May 23, 2010 at 10:48 am |
Interesting habit together with the wine!
Thank you for your nice post.
Cheers!
May 24, 2010 at 4:44 pm |
nice recipe,i will try to cook it…
May 30, 2010 at 1:21 am |
I love the way you cook, There are several things that interest me in your blog. I’m coming back to get them. One of them is the ciliege sotto spirito.
May 30, 2010 at 2:40 am |
Thank you for your comments. I look forward to your recipes also.
Regards,
Patricia
June 20, 2010 at 11:47 am |
My mom was from Bari, she made them no eggs though and with white wine anise seeds and black pepper, but they were wine cookies and amazingly crunchy, was wondering how the texture is on there are they hard or soft, would love to try them, I love the use of red wine in your region instead on white….this is a must try for us…its amazing all regions make everything a little different, I see some many of your fantastic recipes, so similar with mild changes, your pictures make me want to take a trip there soon! love them all
June 20, 2010 at 12:11 pm |
Hi,
I find that no matter where I go or how much time I spend in Italy I can never get enough. The recipes are endless and I agree every village seems to have some different variation. This is why I’m always asking for recipes because I never find the same one twice. Bari is not far from Foggia where my grandparents came from and I’m sure the recipes are probably very similar. You should take a trip, but be prepared to get hooked on Italy!!! Thanks for reading my posts.

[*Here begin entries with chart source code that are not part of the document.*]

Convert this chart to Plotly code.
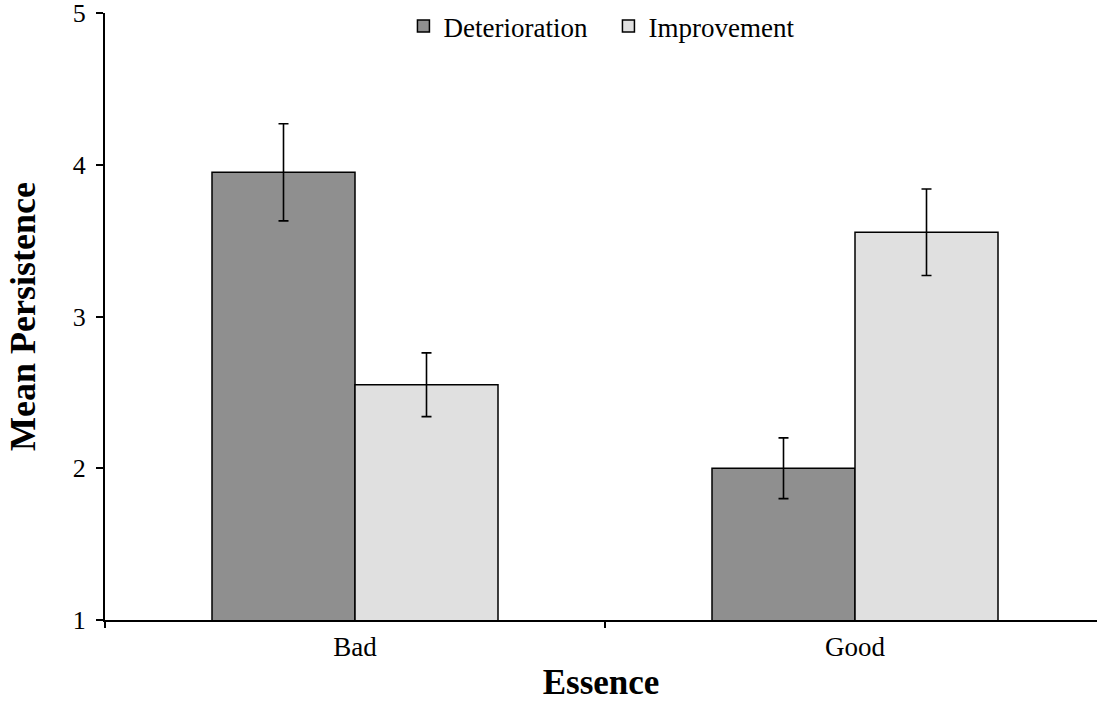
import plotly.graph_objects as go

categories = ["Bad", "Good"]
deterioration = [3.95, 2.00]
deterioration_err = [0.32, 0.20]
improvement = [2.55, 3.555]
improvement_err = [0.21, 0.285]
y_ticks = [1, 2, 3, 4, 5]

font_family = "Liberation Serif, Times New Roman, serif"

fig = go.Figure()
fig.add_trace(go.Bar(
    name="Deterioration", x=categories, y=deterioration,
    marker=dict(color="#8f8f8f", line=dict(color="black", width=1.5)),
    error_y=dict(type="data", array=deterioration_err, color="black", thickness=1.6, width=5),
))
fig.add_trace(go.Bar(
    name="Improvement", x=categories, y=improvement,
    marker=dict(color="#e0e0e0", line=dict(color="black", width=1.5)),
    error_y=dict(type="data", array=improvement_err, color="black", thickness=1.6, width=5),
))

fig.update_layout(
    width=1097, height=702,
    margin=dict(l=105, r=0, t=13, b=82, autoexpand=False),
    plot_bgcolor="white", paper_bgcolor="white",
    barmode="group", bargap=0.428, bargroupgap=0,
    font=dict(family=font_family, color="black", size=27),
    showlegend=True,
    legend=dict(orientation="h", x=0.5075, xanchor="center", y=1.018, yanchor="top",
                font=dict(size=27, family=font_family), bgcolor="rgba(0,0,0,0)",
                tracegroupgap=0, itemwidth=30, entrywidth=160),
    xaxis=dict(
        range=[-0.5, 1.484], showline=True, linecolor="black", linewidth=2,
        ticks="outside", tickson="boundaries", ticklen=6, tickcolor="black", tickwidth=1.5,
        tickfont=dict(size=27), showgrid=False, ticklabelstandoff=2,
        title=dict(text="<b>Essence</b>", font=dict(size=35), standoff=12),
    ),
    yaxis=dict(
        range=[1, 5], tickvals=y_ticks, showline=True, linecolor="black", linewidth=2,
        ticks="outside", ticklen=7, tickcolor="black", tickwidth=1.5,
        tickfont=dict(size=26), showgrid=False, zeroline=False, ticklabelstandoff=5,
        ticklabeloverflow="allow",
        title=dict(text="<b>Mean Persistence</b>", font=dict(size=36), standoff=26),
    ),
)

fig.write_html("out.html", config={"displayModeBar": False},
               post_script="document.body.style.margin='0';document.body.style.overflow='hidden';")
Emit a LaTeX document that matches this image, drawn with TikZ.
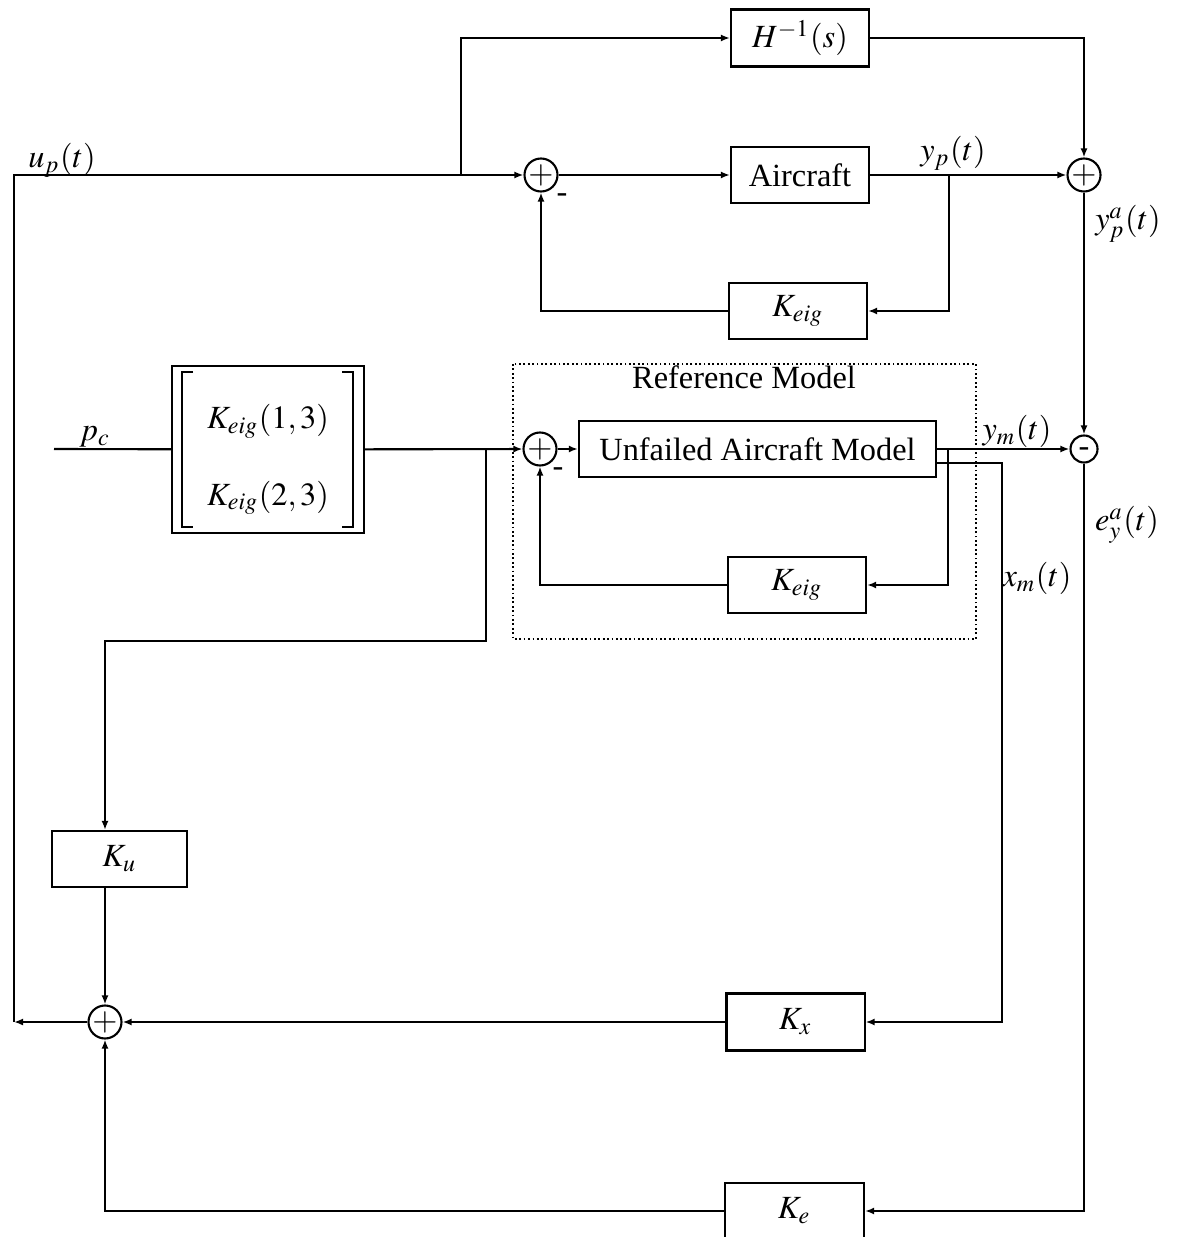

October 2, 2010 at 9:09 pm |
I made these for a bachelorette party and they were so yummy. Her favorite wine is an Upstate New York red wine called Red Cat. This is what I used in the recipe. They came out more white then the wine color but still came out great. Thanks for this great recipe.
October 2, 2010 at 11:04 pm |
Jennifer,
The wine has to be a very hardy deep color red wine. I also found that if I let the dough rest, the wine has a little more time to stain the dough. They are really great if you dunk them in the same wine you use in the taralli. So glad you wrote and let me know how they came out.
Regards,
Patricia
June 6, 2011 at 1:24 am |
I have been searching for wine Taralli in Florida. I haven’t found them so tomorrow I am going to try your recipe Thanks so much for posting the recipe. Can’t wait to eat them. I’ll let you know how they turned out.